VGFC 2017: Limbs of arkose

Posted by Callan Bentley

This past weekend was the annual Virginia Geological Field Conference, hosted by Piedmont Virginia Community College, with a field trip led by Chuck Bailey, Megan Flansburg, Katie Lang, and Tom Biggs. We examined the geology of Albemarle County, Virginia, the county that surrounds Charlottesville. This is the Blue Ridge province; the county spans its width almost exactly. We began on the east limb of the Blue Ridge Anticlinorium, traversed its basement rocks (exposed in the middle of the big fold) and ended on the western limb, adjacent to the northern terminus of the Blue Ridge Parkway and the southern end of Shenandoah National Park.

If there was a theme for the day, it was “arkose.” There’s a lot of feldspar-rich sand that was deposited in central Virginia during the Neoproterozoic.
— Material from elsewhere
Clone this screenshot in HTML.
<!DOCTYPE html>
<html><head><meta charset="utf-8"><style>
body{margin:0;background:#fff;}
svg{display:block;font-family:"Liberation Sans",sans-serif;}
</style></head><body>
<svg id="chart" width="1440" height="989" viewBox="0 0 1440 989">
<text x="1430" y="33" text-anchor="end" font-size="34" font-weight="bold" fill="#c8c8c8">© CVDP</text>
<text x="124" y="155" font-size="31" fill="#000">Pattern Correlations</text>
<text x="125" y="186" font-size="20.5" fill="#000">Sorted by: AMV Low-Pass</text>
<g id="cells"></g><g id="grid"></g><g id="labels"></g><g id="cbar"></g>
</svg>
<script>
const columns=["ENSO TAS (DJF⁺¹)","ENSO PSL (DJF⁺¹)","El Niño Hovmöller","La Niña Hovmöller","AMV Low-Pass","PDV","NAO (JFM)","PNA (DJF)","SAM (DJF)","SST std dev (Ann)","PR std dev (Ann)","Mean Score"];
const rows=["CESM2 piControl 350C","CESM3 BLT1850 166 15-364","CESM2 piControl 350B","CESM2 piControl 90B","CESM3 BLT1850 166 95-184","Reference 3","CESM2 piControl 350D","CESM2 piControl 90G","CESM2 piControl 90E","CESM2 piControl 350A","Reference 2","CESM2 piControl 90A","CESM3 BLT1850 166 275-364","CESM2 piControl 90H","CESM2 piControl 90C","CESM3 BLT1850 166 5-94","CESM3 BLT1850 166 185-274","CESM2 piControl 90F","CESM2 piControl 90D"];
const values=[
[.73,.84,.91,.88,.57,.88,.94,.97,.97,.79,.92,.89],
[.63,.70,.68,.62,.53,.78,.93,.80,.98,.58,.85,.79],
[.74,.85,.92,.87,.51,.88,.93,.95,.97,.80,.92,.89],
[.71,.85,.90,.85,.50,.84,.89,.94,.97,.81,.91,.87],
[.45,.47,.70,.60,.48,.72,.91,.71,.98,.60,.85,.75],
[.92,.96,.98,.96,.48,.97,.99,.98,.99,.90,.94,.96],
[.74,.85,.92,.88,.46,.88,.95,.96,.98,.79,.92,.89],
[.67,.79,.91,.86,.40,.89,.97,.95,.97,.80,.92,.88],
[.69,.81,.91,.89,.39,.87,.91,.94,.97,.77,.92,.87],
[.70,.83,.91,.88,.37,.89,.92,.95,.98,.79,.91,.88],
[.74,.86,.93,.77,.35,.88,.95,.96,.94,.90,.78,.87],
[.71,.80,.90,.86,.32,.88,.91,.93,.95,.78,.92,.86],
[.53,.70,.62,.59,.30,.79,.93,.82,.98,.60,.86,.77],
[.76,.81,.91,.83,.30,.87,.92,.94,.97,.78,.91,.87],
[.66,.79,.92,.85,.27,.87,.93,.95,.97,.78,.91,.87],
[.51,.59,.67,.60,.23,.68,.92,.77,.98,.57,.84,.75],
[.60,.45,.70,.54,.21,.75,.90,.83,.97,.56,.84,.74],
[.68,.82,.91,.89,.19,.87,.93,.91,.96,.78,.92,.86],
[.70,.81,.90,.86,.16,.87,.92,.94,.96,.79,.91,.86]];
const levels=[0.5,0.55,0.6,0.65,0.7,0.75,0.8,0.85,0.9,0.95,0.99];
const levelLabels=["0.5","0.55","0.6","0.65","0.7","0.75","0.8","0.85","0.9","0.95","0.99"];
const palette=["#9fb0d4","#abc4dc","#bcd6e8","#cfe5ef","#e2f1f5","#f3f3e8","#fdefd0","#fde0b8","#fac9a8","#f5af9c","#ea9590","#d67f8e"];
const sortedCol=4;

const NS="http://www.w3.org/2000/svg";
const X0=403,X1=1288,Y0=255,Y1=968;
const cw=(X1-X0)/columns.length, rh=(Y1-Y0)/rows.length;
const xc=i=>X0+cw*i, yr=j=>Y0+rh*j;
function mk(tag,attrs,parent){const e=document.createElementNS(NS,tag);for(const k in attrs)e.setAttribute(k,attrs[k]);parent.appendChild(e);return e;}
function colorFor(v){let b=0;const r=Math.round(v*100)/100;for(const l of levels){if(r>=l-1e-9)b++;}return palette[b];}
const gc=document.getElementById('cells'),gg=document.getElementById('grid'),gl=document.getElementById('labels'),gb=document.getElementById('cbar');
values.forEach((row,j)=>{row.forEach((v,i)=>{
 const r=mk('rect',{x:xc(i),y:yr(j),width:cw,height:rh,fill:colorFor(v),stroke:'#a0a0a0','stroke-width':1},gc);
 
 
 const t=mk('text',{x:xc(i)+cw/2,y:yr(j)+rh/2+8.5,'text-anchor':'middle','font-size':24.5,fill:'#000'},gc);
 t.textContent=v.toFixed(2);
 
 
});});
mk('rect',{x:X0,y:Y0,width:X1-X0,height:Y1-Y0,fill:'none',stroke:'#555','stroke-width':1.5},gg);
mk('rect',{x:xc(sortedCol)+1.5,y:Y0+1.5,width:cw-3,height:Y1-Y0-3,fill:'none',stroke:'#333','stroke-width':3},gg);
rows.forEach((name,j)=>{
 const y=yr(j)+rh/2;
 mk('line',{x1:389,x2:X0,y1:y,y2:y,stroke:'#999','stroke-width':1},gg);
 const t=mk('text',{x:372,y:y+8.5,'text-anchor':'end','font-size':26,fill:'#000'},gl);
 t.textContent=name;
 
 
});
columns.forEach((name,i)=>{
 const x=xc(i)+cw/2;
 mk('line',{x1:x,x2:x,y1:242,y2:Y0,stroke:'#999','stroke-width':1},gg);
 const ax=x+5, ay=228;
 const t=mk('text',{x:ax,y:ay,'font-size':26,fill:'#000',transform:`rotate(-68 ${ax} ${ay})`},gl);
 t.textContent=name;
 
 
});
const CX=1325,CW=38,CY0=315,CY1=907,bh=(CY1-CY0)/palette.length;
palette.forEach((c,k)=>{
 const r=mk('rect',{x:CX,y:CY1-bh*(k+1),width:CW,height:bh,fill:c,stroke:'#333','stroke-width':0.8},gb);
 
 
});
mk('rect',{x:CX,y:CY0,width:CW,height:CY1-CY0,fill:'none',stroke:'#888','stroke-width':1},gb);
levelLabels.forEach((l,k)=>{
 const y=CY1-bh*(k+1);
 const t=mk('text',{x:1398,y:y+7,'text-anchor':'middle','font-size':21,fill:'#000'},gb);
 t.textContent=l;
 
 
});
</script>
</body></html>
Though the formations vary, the (meta-)arkosic flavor carries through the Lynchburg Group. A few examples:

Here’s a boulder contrasting the typical lichen-encrusted outer surface with a fresh face:

We visited the Mechum River Formation (worth a blog post in its own right since it appears to be glaciogenic), but I didn’t taken any new photos on Saturday.

There were also a few fine-grained units, like these lovely pelitic metasediments, now hosting substantial garnets:

At a highway entrance ramp I’ve traversed dozens of times without stopping, I got to examine pelitic layers within the arkose. Here you can see the contact as an arcuate feature dipping to the right in the photo:

…Zooming in:

Here’s that contact annotated, in case it’s a wee bit too subtle:

The pelite here has been metamorphosed to a phyllite, and bears small crenulated wrinkles:

Even the arkose at this site had a phyllitic matrix, as you can see from the tilting back and forth of this cut and polished sample:

At another site, we saw an unusual combination of finely interbedded arkosic sand and graphitic phyllite:

Whatever the depositional setting was for these sediments, there was a lot of organic carbon getting added to the mix. A “bayou” type setting with distributary channels was hypothesized as one explanation.
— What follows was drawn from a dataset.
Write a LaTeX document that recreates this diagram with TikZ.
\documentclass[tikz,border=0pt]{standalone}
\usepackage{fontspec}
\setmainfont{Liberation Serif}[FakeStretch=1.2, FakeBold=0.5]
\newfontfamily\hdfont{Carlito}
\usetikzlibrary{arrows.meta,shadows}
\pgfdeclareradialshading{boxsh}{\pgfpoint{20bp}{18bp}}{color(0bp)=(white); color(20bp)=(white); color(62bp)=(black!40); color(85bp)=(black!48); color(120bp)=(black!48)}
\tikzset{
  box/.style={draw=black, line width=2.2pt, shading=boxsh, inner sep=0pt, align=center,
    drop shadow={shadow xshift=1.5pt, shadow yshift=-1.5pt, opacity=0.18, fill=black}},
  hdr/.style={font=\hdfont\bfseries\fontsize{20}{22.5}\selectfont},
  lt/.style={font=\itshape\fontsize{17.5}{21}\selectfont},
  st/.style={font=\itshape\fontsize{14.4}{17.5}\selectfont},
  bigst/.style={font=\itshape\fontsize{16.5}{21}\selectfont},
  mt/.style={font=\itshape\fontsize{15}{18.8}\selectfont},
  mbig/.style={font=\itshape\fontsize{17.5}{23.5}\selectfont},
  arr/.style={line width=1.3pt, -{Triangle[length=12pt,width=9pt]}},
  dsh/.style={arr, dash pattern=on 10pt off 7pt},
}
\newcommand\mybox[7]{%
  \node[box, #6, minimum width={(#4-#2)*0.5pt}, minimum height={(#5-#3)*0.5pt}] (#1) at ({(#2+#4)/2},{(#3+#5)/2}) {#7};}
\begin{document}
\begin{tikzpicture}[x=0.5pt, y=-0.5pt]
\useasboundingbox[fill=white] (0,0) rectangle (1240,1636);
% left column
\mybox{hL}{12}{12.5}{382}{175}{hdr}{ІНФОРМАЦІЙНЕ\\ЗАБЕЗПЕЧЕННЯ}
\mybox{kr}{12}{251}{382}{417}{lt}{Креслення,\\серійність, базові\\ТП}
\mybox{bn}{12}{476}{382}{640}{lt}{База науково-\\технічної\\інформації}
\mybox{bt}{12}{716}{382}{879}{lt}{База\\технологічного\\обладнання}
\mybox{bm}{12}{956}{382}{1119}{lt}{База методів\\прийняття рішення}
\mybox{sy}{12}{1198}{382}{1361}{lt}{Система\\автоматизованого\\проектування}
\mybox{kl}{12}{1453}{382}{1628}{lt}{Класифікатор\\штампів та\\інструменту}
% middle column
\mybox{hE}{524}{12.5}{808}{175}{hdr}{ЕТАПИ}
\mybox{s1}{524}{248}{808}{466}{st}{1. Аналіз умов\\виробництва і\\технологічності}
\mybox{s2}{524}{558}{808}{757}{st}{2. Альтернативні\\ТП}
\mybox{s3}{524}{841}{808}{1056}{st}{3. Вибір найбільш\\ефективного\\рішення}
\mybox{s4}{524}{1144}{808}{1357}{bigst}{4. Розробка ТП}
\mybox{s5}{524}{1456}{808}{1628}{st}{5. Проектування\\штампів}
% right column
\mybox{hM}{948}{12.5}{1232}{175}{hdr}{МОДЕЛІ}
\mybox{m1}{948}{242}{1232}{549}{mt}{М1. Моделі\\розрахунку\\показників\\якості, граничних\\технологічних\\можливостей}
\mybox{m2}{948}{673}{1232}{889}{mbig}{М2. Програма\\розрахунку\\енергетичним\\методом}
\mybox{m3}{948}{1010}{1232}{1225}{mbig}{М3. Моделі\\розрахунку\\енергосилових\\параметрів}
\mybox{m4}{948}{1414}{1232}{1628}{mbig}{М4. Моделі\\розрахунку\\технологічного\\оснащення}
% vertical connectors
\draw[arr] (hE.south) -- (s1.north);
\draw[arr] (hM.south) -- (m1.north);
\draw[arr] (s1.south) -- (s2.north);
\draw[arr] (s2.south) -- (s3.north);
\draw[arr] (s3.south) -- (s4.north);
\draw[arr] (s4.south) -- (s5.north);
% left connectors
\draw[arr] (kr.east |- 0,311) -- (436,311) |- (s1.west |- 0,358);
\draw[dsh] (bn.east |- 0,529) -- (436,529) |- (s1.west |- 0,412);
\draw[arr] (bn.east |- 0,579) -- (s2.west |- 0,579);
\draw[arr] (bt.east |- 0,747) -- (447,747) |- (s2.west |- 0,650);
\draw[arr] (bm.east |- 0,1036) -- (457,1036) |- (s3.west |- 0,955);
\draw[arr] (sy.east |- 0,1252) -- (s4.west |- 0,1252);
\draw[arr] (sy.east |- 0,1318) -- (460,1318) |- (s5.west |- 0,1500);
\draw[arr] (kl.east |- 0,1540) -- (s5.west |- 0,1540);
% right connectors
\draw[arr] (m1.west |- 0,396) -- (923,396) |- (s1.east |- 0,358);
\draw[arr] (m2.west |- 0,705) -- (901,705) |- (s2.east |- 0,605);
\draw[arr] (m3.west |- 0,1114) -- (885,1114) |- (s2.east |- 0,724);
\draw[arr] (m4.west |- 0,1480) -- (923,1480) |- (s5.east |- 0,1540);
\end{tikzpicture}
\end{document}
Cut samples and fresh rock from the site, the first showing the arkose mixed with graphite rich beds at the base:

More graphitic, but still sand dominated:

Here’s one dominated by graphite with a lesser amount of intercalated sand:

Nothing but graphite:

At the final stop up on the Blue Ridge itself, we saw coarse arkosic sediments within the Catoctin Formation, which is otherwise dominated by greenstone (meta-basalt):

Contact between medium and coarse grained dark gray arkose:

Here’s the contact between the greenstone (below) and the arkose above:

It appears to be unconformable on the basis of the wiggly, undulating contact, but the facing indicators were insufficient to convince me that I could tell which way was paleo-up. So I’m not sure if this is the bottom of the arkose or the top (and then bedding was overturned, which is something reasonable to expect in the western Blue Ridge). Annotated:

I have a few more images from the trip to share, but they have a different theme, so I’ll save them for another post.